### Problem requirements
The lines below are to be quoted exactly, from the first through the one that contains "import plotly.graph_objects as go".

==*==

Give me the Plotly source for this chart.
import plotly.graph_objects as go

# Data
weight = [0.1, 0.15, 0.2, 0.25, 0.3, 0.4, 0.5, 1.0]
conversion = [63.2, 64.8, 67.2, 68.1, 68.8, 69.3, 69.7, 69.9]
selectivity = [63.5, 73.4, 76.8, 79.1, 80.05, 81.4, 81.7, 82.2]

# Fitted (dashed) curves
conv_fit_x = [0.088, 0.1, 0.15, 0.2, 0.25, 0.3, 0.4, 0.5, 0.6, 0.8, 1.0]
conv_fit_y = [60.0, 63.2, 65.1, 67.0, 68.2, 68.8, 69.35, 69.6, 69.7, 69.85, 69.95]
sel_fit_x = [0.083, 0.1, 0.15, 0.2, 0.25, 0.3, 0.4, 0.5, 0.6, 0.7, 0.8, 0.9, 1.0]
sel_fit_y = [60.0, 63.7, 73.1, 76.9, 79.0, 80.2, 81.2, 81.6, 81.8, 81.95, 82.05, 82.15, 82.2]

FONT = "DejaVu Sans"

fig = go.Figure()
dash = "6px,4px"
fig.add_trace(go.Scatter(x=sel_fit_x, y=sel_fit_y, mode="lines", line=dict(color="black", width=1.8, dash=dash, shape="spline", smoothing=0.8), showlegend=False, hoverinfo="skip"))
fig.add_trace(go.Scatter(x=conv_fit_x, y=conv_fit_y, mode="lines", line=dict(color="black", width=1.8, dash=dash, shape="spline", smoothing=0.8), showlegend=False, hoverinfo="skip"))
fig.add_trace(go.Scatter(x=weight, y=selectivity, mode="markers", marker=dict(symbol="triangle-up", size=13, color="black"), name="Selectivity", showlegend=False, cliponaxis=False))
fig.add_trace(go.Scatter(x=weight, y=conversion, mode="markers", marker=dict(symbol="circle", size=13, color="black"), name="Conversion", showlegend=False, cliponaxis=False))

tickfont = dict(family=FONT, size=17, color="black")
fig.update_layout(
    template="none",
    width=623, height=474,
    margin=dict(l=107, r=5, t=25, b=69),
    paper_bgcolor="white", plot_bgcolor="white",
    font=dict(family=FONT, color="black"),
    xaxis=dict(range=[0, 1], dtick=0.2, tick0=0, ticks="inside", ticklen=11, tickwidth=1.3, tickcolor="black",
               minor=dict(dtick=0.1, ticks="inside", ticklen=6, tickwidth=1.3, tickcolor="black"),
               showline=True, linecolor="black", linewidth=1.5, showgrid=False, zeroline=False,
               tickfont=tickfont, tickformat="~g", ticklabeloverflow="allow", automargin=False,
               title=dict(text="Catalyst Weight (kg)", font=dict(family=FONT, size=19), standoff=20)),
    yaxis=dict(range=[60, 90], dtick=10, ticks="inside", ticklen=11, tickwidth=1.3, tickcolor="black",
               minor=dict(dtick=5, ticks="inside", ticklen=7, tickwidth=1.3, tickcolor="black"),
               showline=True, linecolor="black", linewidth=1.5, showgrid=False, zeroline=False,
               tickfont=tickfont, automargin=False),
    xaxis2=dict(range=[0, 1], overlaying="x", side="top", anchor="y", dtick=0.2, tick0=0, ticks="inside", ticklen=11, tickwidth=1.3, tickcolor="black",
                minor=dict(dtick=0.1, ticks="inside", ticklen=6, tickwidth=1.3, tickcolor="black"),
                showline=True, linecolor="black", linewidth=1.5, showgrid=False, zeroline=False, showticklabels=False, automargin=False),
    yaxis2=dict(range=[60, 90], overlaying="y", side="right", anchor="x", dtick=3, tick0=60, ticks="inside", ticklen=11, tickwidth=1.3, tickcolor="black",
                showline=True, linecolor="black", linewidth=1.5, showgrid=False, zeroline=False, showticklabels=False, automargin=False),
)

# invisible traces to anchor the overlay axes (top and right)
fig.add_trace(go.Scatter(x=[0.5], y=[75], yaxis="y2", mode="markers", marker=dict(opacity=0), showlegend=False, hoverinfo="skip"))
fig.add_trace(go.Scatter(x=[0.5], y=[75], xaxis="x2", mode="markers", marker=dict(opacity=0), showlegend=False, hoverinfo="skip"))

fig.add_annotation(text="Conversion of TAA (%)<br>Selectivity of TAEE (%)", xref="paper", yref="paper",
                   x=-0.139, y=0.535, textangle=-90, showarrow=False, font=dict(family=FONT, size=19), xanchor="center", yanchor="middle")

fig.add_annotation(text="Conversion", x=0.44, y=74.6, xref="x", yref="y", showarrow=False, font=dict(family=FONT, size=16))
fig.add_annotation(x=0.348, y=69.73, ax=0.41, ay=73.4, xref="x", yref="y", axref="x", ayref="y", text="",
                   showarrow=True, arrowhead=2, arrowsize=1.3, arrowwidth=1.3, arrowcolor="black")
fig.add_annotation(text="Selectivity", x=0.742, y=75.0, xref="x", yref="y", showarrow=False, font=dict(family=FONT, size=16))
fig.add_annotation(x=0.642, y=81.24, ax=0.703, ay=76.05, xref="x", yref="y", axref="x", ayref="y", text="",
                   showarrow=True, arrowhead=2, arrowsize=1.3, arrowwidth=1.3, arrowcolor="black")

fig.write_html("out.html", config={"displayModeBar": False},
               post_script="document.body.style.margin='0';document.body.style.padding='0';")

==*==

### Answer to this exercise
Give me the Plotly source for this chart.
import plotly.graph_objects as go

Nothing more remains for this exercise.